Problem to work on: Copy exactly the lines from the beginning of the data down to and including the line holding "t_coarse = [i * 0.5 for i in range(41)]", without any pictures.

-- BEGIN --

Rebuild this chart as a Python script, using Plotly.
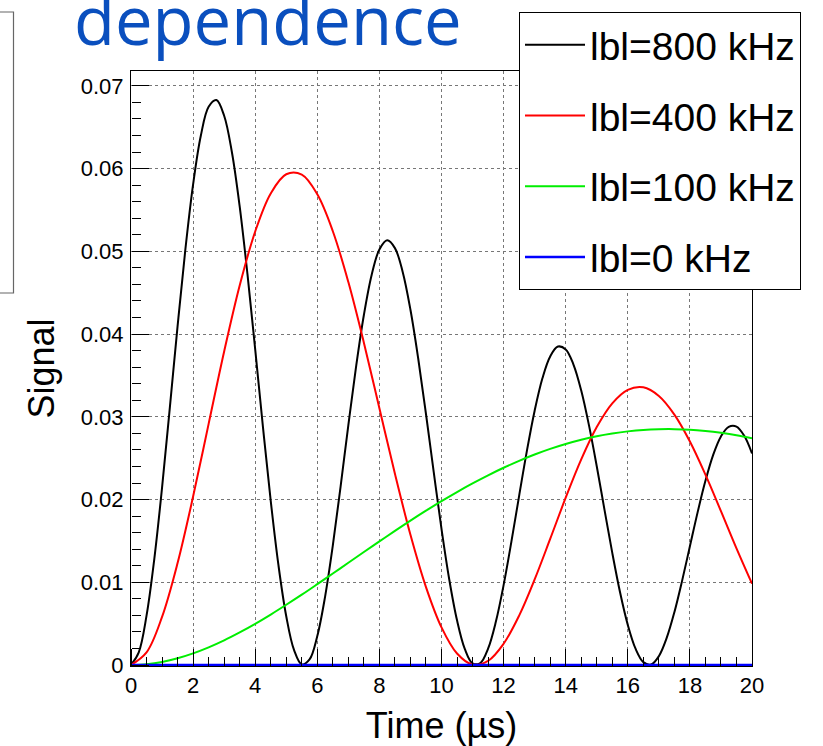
import plotly.graph_objects as go

# ---- data ----
t_fine = [i * 0.25 for i in range(81)]
t_coarse = [i * 0.5 for i in range(41)]

sig_800 = [0.0, 0.00154, 0.00596, 0.01281, 0.02143, 0.03109, 0.04095, 0.0502, 0.05809, 0.064,
           0.06747, 0.06829, 0.06639, 0.06198, 0.05543, 0.04727, 0.03814, 0.02876, 0.01984, 0.01203,
           0.00589, 0.00182, 0.00007, 0.00067, 0.0035, 0.00824, 0.01445, 0.02157, 0.029, 0.03609,
           0.04231, 0.04715, 0.05022, 0.05133, 0.05039, 0.04751, 0.04294, 0.03705, 0.03034, 0.0233,
           0.01645, 0.01034, 0.0054, 0.00195, 0.0002, 0.00024, 0.00198, 0.00522, 0.00965, 0.01488,
           0.02045, 0.02588, 0.03074, 0.03465, 0.0373, 0.03849, 0.03815, 0.03632, 0.03318, 0.02896,
           0.02403, 0.01876, 0.01355, 0.0088, 0.00485, 0.00197, 0.00035, 0.00005, 0.00106, 0.00324,
           0.00638, 0.0102, 0.01435, 0.01848, 0.02226, 0.0254, 0.02763, 0.02879, 0.02882, 0.0277,
           0.02557]

sig_400 = [0.0, 0.00152, 0.00581, 0.01232, 0.02036, 0.02915, 0.0379, 0.04587, 0.0524, 0.057,
           0.05932, 0.05927, 0.05689, 0.05243, 0.04629, 0.03896, 0.03104, 0.02311, 0.01574, 0.00942,
           0.00455, 0.00139, 0.00005, 0.0005, 0.00257, 0.00597, 0.01034, 0.01524, 0.02022, 0.02485,
           0.02876, 0.03163, 0.03326, 0.03356, 0.03252, 0.03027, 0.02702, 0.02301, 0.0186, 0.0141,
           0.00983]

sig_100 = [0.0, 0.0001, 0.00037, 0.00082, 0.00141, 0.00214, 0.00298, 0.00394, 0.00498, 0.0061,
           0.00728, 0.0085, 0.00977, 0.01106, 0.01236, 0.01366, 0.01494, 0.01621, 0.01745, 0.01865,
           0.01981, 0.02091, 0.02195, 0.02293, 0.02384, 0.02468, 0.02544, 0.02612, 0.02671, 0.02722,
           0.02765, 0.02798, 0.02824, 0.02842, 0.0285, 0.02851, 0.02845, 0.02829, 0.02806, 0.02777,
           0.0274]

sig_0 = [0.0] * 41

labels = ["lbl=800 kHz", "lbl=400 kHz", "lbl=100 kHz", "lbl=0 kHz"]
colors = ["#000000", "#ff0000", "#00ee00", "#0000ff"]
x_ticks = [0, 2, 4, 6, 8, 10, 12, 14, 16, 18, 20]
y_ticks = [0, 0.01, 0.02, 0.03, 0.04, 0.05, 0.06, 0.07]
y_tick_text = ["0", "0.01", "0.02", "0.03", "0.04", "0.05", "0.06", "0.07"]

FONT = "Liberation Sans, Arial, Helvetica, sans-serif"
X_RANGE = [0, 20]
Y_RANGE = [-0.00012, 0.0718]

fig = go.Figure()
series = [(t_fine, sig_800), (t_coarse, sig_400), (t_coarse, sig_100), (t_coarse, sig_0)]
widths = [2, 2, 2, 2.6]
for i, ((tx, ty), lab, col) in enumerate(zip(series, labels, colors)):
    fig.add_trace(go.Scatter(
        x=tx, y=ty, mode="lines", name=lab,
        line=dict(color=col, width=widths[i], shape="spline", smoothing=1.0),
        legendgroup=f"g{i}",
    ))

# empty trace so the overlay axes (which carry the inward-pointing ticks) are drawn
fig.add_trace(go.Scatter(x=[], y=[], xaxis="x2", yaxis="y2", showlegend=False, hoverinfo="skip"))

L, R, T, B = 131, 71, 71, 80
W, H = 823, 746
ph = H - T - B

def py(p):
    return (H - B - p) / ph

def px(p):
    return (p - L) / (W - L - R)

tick_style = dict(tickwidth=1, tickcolor="black")

fig.update_layout(
    width=W, height=H,
    margin=dict(l=L, r=R, t=T, b=B, pad=0),
    paper_bgcolor="white", plot_bgcolor="white",
    font=dict(family=FONT, color="black", size=22),
    showlegend=True,
    legend=dict(
        x=px(519), y=py(12), xanchor="left", yanchor="top",
        bgcolor="white", bordercolor="black", borderwidth=1,
        font=dict(family=FONT, size=39, color="black"),
        itemwidth=60, tracegroupgap=17, traceorder="grouped",
    ),
    xaxis=dict(
        range=X_RANGE, tickmode="array", tickvals=x_ticks, ticks="",
        showgrid=True, gridcolor="#777777", griddash="dot", gridwidth=1,
        showline=True, linecolor="black", linewidth=1, mirror=True,
        zeroline=False, tickfont=dict(size=22), automargin=False,
        title=dict(text="Time (µs)", font=dict(size=36), standoff=18),
    ),
    yaxis=dict(
        range=Y_RANGE, tickmode="array", tickvals=y_ticks, ticktext=y_tick_text, ticks="",
        showgrid=True, gridcolor="#777777", griddash="dot", gridwidth=1,
        showline=True, linecolor="black", linewidth=1, mirror=True,
        zeroline=False, tickfont=dict(size=22), automargin=False,
        ticklabelstandoff=2,
        title=dict(text="Signal", font=dict(size=36), standoff=15),
    ),
    xaxis2=dict(
        overlaying="x", anchor="free", position=0, side="top",
        range=X_RANGE, tickmode="array", tickvals=x_ticks,
        ticks="outside", ticklen=17, **tick_style,
        minor=dict(dtick=0.5, tick0=0, ticks="outside", ticklen=9, showgrid=False, **tick_style),
        showticklabels=False, showgrid=False, showline=False, zeroline=False, automargin=False,
    ),
    yaxis2=dict(
        overlaying="y", anchor="free", position=0, side="right",
        range=Y_RANGE, tickmode="array", tickvals=y_ticks,
        ticks="outside", ticklen=17, **tick_style,
        minor=dict(dtick=0.002, tick0=0, ticks="outside", ticklen=9, showgrid=False, **tick_style),
        showticklabels=False, showgrid=False, showline=False, zeroline=False, automargin=False,
    ),
)

# partially visible title of the slide
fig.add_annotation(
    text="dependence", xref="paper", yref="paper",
    x=px(72), y=py(67), xanchor="left", yanchor="bottom",
    showarrow=False,
    font=dict(family="Open Sans, sans-serif", size=67, color="#0a4fbe"),
)

# partially visible box at the left edge of the slide
fig.add_shape(type="rect", xref="paper", yref="paper",
              x0=px(-10), x1=px(13.5), y0=py(293), y1=py(12),
              line=dict(color="#666666", width=1.2), fillcolor="rgba(0,0,0,0)", layer="above")

fig.write_html("out.html")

-- END --

Result for this exercise:
Rebuild this chart as a Python script, using Plotly.
import plotly.graph_objects as go

# ---- data ----
t_fine = [i * 0.25 for i in range(81)]
t_coarse = [i * 0.5 for i in range(41)]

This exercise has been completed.